MESSY FIGHT AMONG RUSSIA, CHINA, US RAMPS UP NUCLEAR WAR CHANCES
RakeshApril 3, 2022
One evening in early March, a few days after Russia invaded Ukraine, I emailed Vladislav Surkov to see whether he might be interested in telling me Vladimir Putin’s side of the story.
Surkov’s name, while not well known in the West, is a notorious one in Moscow. Known as the Kremlin’s “gray cardinal,” Surkov was by Putin’s side for more than 20 years. One poll of Russia’s elite had him as the country’s second most powerful man — right behind Putin, and ahead of the prime minister. This was a man who could recite beat poetry in English and wrote lacerating, whimsical fiction. Before leaving the Kremlin in 2020, he’d kept pictures of Barack Obama and Tupac Shakur on display in his office. Who from Putin’s inner circle was more capable of explaining Putin’s mindset to an American audience?
The email address I got for Surkov was provided by his American publisher. It took Surkov less than a day to reply:
“Your interest is appreciated. Such dedication is even admirable now when the position of reality appears to be most occluded by optical barricades and firewalls. Yet it is precisely in these moments that the contradictions of ever-churning narratives, like celestial bodies in collision, produces such massive friction as to allow truth to form itself in the plasmic heat of conflict.”

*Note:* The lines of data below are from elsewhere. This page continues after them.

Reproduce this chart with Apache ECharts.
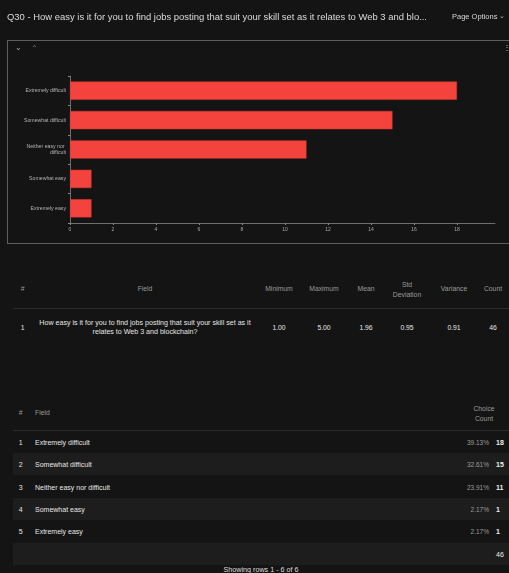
<!DOCTYPE html>
<html><head><meta charset="utf-8">
<script src="https://cdn.jsdelivr.net/npm/echarts@6/dist/echarts.min.js"></script>
<style>
html,body{margin:0;padding:0;background:#141414;width:509px;height:573px;overflow:hidden;font-family:"Liberation Sans",Arial,sans-serif;}
.a{position:absolute;white-space:nowrap;}
.c{transform:translate(-50%,-50%);text-align:center;}
.l{transform:translateY(-50%);}
.r{transform:translate(-100%,-50%);text-align:right;}
#chart{position:absolute;left:0;top:0;width:509px;height:250px;}
#box{position:absolute;left:7px;top:40px;width:510px;height:204px;border:1px solid #5e5e5e;box-sizing:border-box;}
.band{position:absolute;left:13px;width:496px;background:#1d1d1d;}
.hl{position:absolute;left:13px;width:496px;height:1px;background:#2a2a2a;}
.hd{color:#9a9a9a;font-size:6.8px;line-height:10px;}
.v{color:#e6e6e6;font-size:6.8px;}
</style></head>
<body>
<div id="box"></div>
<div id="chart"></div>
<div class="a l" id="title" style="left:7px;top:16px;color:#dcdcdc;font-size:9.2px;">Q30 - How easy is it for you to find jobs posting that suit your skill set as it relates to Web 3 and blo...</div>
<div class="a l" style="left:452px;top:16px;color:#d8d8d8;font-size:7.5px;">Page Options</div>
<div class="a c" style="left:502px;top:16px;color:#bbb;font-size:7px;">&#8964;</div>
<div class="a c" style="left:18px;top:47px;color:#aaa;font-size:8px;">&#8964;</div>
<div class="a c" style="left:34px;top:48px;color:#777;font-size:8px;">&#8963;</div>
<div class="a c" style="left:507px;top:47px;color:#bbb;font-size:8px;">&#8942;</div>
<div id="tables"></div>
<script>
// ---- data ----
const categories = ["Extremely difficult","Somewhat difficult","Neither easy nor difficult","Somewhat easy","Extremely easy"];
const counts = [18, 15, 11, 1, 1];
const percents = ["39.13%","32.61%","23.91%","2.17%","2.17%"];
const xTicks = [0,2,4,6,8,10,12,14,16,18];
const total = 46;
const statHeaders = ["Minimum","Maximum","Mean","Std\nDeviation","Variance","Count"];
const statValues = ["1.00","5.00","1.96","0.95","0.91","46"];
const fieldText = ["How easy is it for you to find jobs posting that suit your skill set as it","relates to Web 3 and blockchain?"];

// ---- chart ----
const chart = echarts.init(document.getElementById('chart'), null, {renderer:'canvas'});
chart.setOption({
  backgroundColor:'transparent',
  animation:false,
  grid:{left:70, top:76, width:425, height:147, containLabel:false},
  xAxis:{type:'value', min:xTicks[0], max:19.77, interval:xTicks[1]-xTicks[0],
    splitLine:{show:false},
    axisLine:{show:true, lineStyle:{color:'#6e6e6e', width:1}},
    axisTick:{show:true, length:2, lineStyle:{color:'#8a8a8a'}},
    axisLabel:{color:'#a8a8a8', fontSize:5, margin:4, showMaxLabel:false,
      formatter:v=> xTicks.indexOf(v)>=0 ? String(v) : ''}},
  yAxis:{type:'category', data:categories, inverse:true,
    axisLine:{show:true, lineStyle:{color:'#6e6e6e', width:1}},
    axisTick:{show:true, length:2, lineStyle:{color:'#8a8a8a'}},
    axisLabel:{color:'#b4b4b4', fontSize:5.2, margin:4, width:48, overflow:'break', lineHeight:6.5}},
  series:[{type:'bar', data:counts, barWidth:'62%',
    itemStyle:{color:'#f4433c', borderColor:'#d63a33', borderWidth:0.5}}]
});

// ---- tables (HTML) ----
const T = document.getElementById('tables');
function add(html){ T.insertAdjacentHTML('beforeend', html); }
// table 1
add(`<div class="a c hd" style="left:22.7px;top:289px;">#</div>`);
add(`<div class="a c hd" style="left:145px;top:289px;">Field</div>`);
const sx = [279,324,366,407,454,493];
statHeaders.forEach((h,i)=>add(`<div class="a c hd" style="left:${sx[i]}px;top:${h.indexOf('\n')>=0?290:289}px;white-space:pre;">${h}</div>`));
add(`<div class="hl" style="top:308px;"></div>`);
add(`<div class="a c v" style="left:22.7px;top:327px;">1</div>`);
add(`<div class="a c v" style="left:145px;top:327.5px;line-height:9px;font-size:7.1px;">${fieldText.join('<br>')}</div>`);
statValues.forEach((v,i)=>add(`<div class="a c v" style="left:${sx[i]}px;top:327px;">${v}</div>`));
// table 2
add(`<div class="a c hd" style="left:20.7px;top:413px;">#</div>`);
add(`<div class="a l hd" style="left:35px;top:413px;">Field</div>`);
add(`<div class="a c hd" style="left:484px;top:414px;white-space:pre;">Choice\nCount</div>`);
add(`<div class="hl" style="top:430px;"></div>`);
const rowTop = 430.5, rowH = 22.4;
for(let i=0;i<=categories.length;i++){
  const y0 = rowTop + i*rowH;
  if(i%2===1) add(`<div class="band" style="top:${y0}px;height:${rowH}px;"></div>`);
}
categories.forEach((c,i)=>{
  const yc = rowTop + i*rowH + rowH/2;
  add(`<div class="a c v" style="left:20.7px;top:${yc}px;font-size:7px;">${i+1}</div>`);
  add(`<div class="a l v" style="left:35px;top:${yc}px;font-size:7px;">${c}</div>`);
  add(`<div class="a r" style="left:489px;top:${yc}px;color:#9c9c9c;font-size:6.5px;">${percents[i]}</div>`);
  add(`<div class="a l" style="left:496px;top:${yc}px;color:#eee;font-size:7px;font-weight:bold;">${counts[i]}</div>`);
});
add(`<div class="a l" style="left:496px;top:${rowTop+5*rowH+rowH/2}px;color:#eee;font-size:7px;">${total}</div>`);
add(`<div class="a c" style="left:261px;top:569px;color:#dcdcdc;font-size:7.2px;">Showing rows 1 - 6 of 6</div>`);

// fit title width
const t = document.getElementById('title');
const w = t.getBoundingClientRect().width;
t.style.fontSize = (9.2*420/w)+'px';
</script>
</body></html>
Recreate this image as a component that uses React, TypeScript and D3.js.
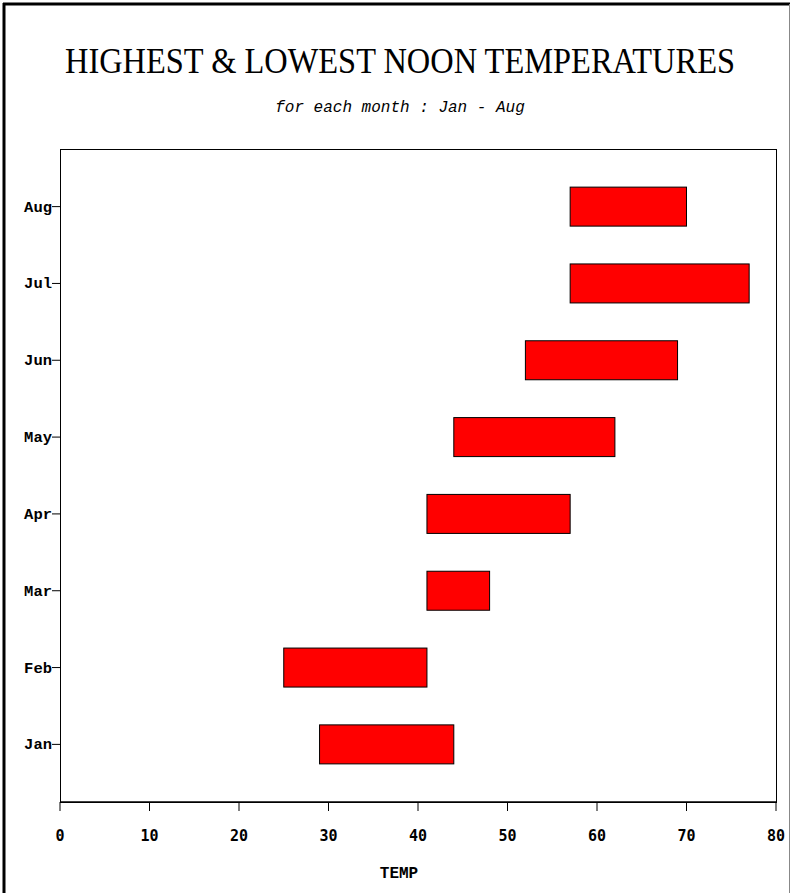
import React from "react";
import * as d3 from "d3";

const months = ["Jan", "Feb", "Mar", "Apr", "May", "Jun", "Jul", "Aug"];
const lowTemps = [29, 25, 41, 41, 44, 52, 57, 57];
const highTemps = [44, 41, 48, 57, 62, 69, 77, 70];
const xTicks = [0, 10, 20, 30, 40, 50, 60, 70, 80];

const W = 792;
const H = 893;

export default function App() {
  const left = 60, right = 776, top = 149, bottom = 802;
  const x = d3.scaleLinear().domain([0, 80]).range([left, right]);
  const y = d3.scalePoint<string>().domain(months).range([bottom, top]).padding(0.75);
  const barH = 39;
  const data = months.map((m, i) => ({ m, lo: lowTemps[i], hi: highTemps[i] }));

  return (
    <svg width={W} height={H} style={{ position: "absolute", left: 0, top: 0, background: "#fff" }}>
      {/* outer frame */}
      <line x1={4} y1={3} x2={4} y2={H} stroke="#000" strokeWidth={3} />
      <line x1={3} y1={4} x2={790} y2={4} stroke="#000" strokeWidth={3} />
      <line x1={789.5} y1={4} x2={789.5} y2={H} stroke="#888" strokeWidth={1} />

      <text x={400} y={73} textAnchor="middle" fontFamily="'Liberation Serif', 'Times New Roman', serif" fontSize={35}
        textLength={670} lengthAdjust="spacingAndGlyphs">
        HIGHEST &amp; LOWEST NOON TEMPERATURES
      </text>
      <text x={400} y={112} textAnchor="middle" fontFamily="'Liberation Mono', monospace" fontStyle="italic" fontSize={16}>
        for each month : Jan - Aug
      </text>

      {/* plot frame */}
      <rect x={left} y={top} width={right - left} height={bottom - top} fill="none" stroke="#000" strokeWidth={1} shapeRendering="crispEdges" />
      <line x1={left} x2={right} y1={bottom} y2={bottom} stroke="#000" strokeWidth={1.5} />

      {/* bars */}
      {data.map((d) => (
        <rect
          key={d.m}
          x={x(d.lo)}
          y={(y(d.m) as number) - barH / 2}
          width={x(d.hi) - x(d.lo)}
          height={barH}
          fill="#ff0000"
          stroke="#000"
          strokeWidth={1}
        />
      ))}

      {/* y axis ticks */}
      {months.map((m) => (
        <g key={m}>
          <line x1={left - 8} x2={left} y1={y(m)} y2={y(m)} stroke="#000" strokeWidth={1} />
          <text x={left - 8} y={(y(m) as number) + 5} textAnchor="end" fontFamily="'Liberation Mono', monospace" fontWeight="bold" fontSize={15.5}>
            {m}
          </text>
        </g>
      ))}

      {/* x axis ticks */}
      {xTicks.map((t) => (
        <g key={t}>
          <line x1={x(t)} x2={x(t)} y1={bottom} y2={bottom + 9} stroke="#000" strokeWidth={1} />
          <text x={x(t)} y={841} textAnchor="middle" fontFamily="'DejaVu Sans Mono', monospace" fontWeight="bold" fontSize={15}>
            {t}
          </text>
        </g>
      ))}
      <text x={399} y={878} textAnchor="middle" fontFamily="'Liberation Mono', monospace" fontWeight="bold" fontSize={16}>
        TEMP
      </text>
    </svg>
  );
}
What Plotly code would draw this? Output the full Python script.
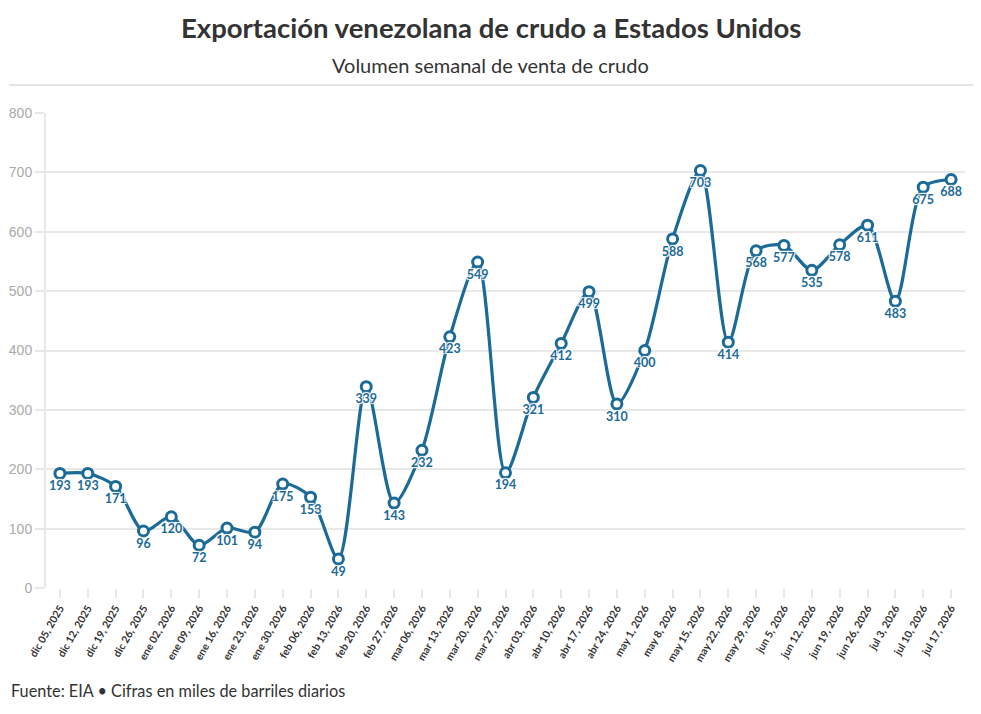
import plotly.graph_objects as go

categories = ["dic 05, 2025", "dic 12, 2025", "dic 19, 2025", "dic 26, 2025",
              "ene 02, 2026", "ene 09, 2026", "ene 16, 2026", "ene 23, 2026", "ene 30, 2026",
              "feb 06, 2026", "feb 13, 2026", "feb 20, 2026", "feb 27, 2026",
              "mar 06, 2026", "mar 13, 2026", "mar 20, 2026", "mar 27, 2026",
              "abr 03, 2026", "abr 10, 2026", "abr 17, 2026", "abr 24, 2026",
              "may 1, 2026", "may 8, 2026", "may 15, 2026", "may 22, 2026", "may 29, 2026",
              "jun 5, 2026", "jun 12, 2026", "jun 19, 2026", "jun 26, 2026",
              "jul 3, 2026", "jul 10, 2026", "jul 17, 2026"]
values = [193, 193, 171, 96, 120, 72, 101, 94, 175, 153, 49, 339, 143, 232, 423, 549, 194,
          321, 412, 499, 310, 400, 588, 703, 414, 568, 577, 535, 578, 611, 483, 675, 688]
y_ticks = [0, 100, 200, 300, 400, 500, 600, 700, 800]

BLUE = "#1b6a98"
FONT = "Lato"

fig = go.Figure()
fig.add_trace(go.Scatter(
    x=categories, y=values, mode="lines+markers+text",
    line=dict(color=BLUE, width=3.2, shape="spline", smoothing=0.8),
    marker=dict(size=10, color="white", line=dict(color=BLUE, width=3)),
    text=[str(v) for v in values], textposition="bottom center",
    textfont=dict(family=FONT, size=12.5, color=BLUE, weight="bold", shadow="auto"),
    cliponaxis=False, hoverinfo="x+y", showlegend=False,
))

fig.update_layout(
    width=981, height=714,
    margin=dict(l=38, r=24, t=105, b=134),
    paper_bgcolor="white", plot_bgcolor="white",
    font=dict(family=FONT, color="#333"),
    xaxis=dict(
        type="category", range=[-0.5, len(categories) - 0.5], automargin=False,
        showgrid=False, zeroline=False, showline=False,
        ticks="outside", ticklen=9, tickwidth=2, tickcolor="#e8e8e8",
        tickangle=-60, tickfont=dict(family=FONT, size=10.5, color="#333", weight="bold"),
    ),
    yaxis=dict(
        range=[0, 800], tickvals=y_ticks, showgrid=True, gridcolor="#e8e8e8", gridwidth=2,
        automargin=False,
        zeroline=False, showline=True, linecolor="#e8e8e8", linewidth=2,
        ticks="outside", ticklen=9, tickwidth=2, tickcolor="#e8e8e8",
        tickfont=dict(family="Liberation Sans", size=14, color="#aaaaaa"),
    ),
    shapes=[dict(type="line", xref="paper", yref="paper", x0=-0.040, x1=1.011,
                 y0=1.059, y1=1.059, line=dict(color="#dddddd", width=1.5))],
    annotations=[
        dict(text="<b>Exportación venezolana de crudo a Estados Unidos</b>", xref="paper", yref="paper",
             x=0.484, y=1.181, xanchor="center", yanchor="middle", showarrow=False,
             font=dict(family=FONT, size=27.5, color="#333")),
        dict(text="Volumen semanal de venta de crudo", xref="paper", yref="paper",
             x=0.484, y=1.101, xanchor="center", yanchor="middle", showarrow=False,
             font=dict(family=FONT, size=20, color="#333")),
        dict(text="Fuente: EIA • Cifras en miles de barriles diarios", xref="paper", yref="paper",
             x=-0.040, y=-0.215, xanchor="left", yanchor="middle", showarrow=False,
             font=dict(family=FONT, size=16.3, color="#333")),
    ],
)

fig.write_html("out.html")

I was baffled, but I could see what he was getting at. It was “admirable,” in his view, that I had reached out to him in the midst of the “ever-churning narratives.” And the “truth,” as he sees it, was going to emerge from the invasion — “the plasmic heat of conflict.” He continued:
“People, including those I once called friends, have termed what I do public relations or perception management, but really I am a pyromancer, a keeper of this flame from which new realities are born. Is there anything truer than a blank slate? You may send along your inquiries.”
And so I did. I asked Surkov why Putin invaded. I asked him whether mistakes had been made, in hindsight, in either the invasion’s genesis or its execution. I asked him what it was like to have been the target of US sanctions. Surkov, after all, was the one who had engineered Putin’s incursions into Crimea and the Donbas in 2014. He has been unable to travel to or do business in the United States since then.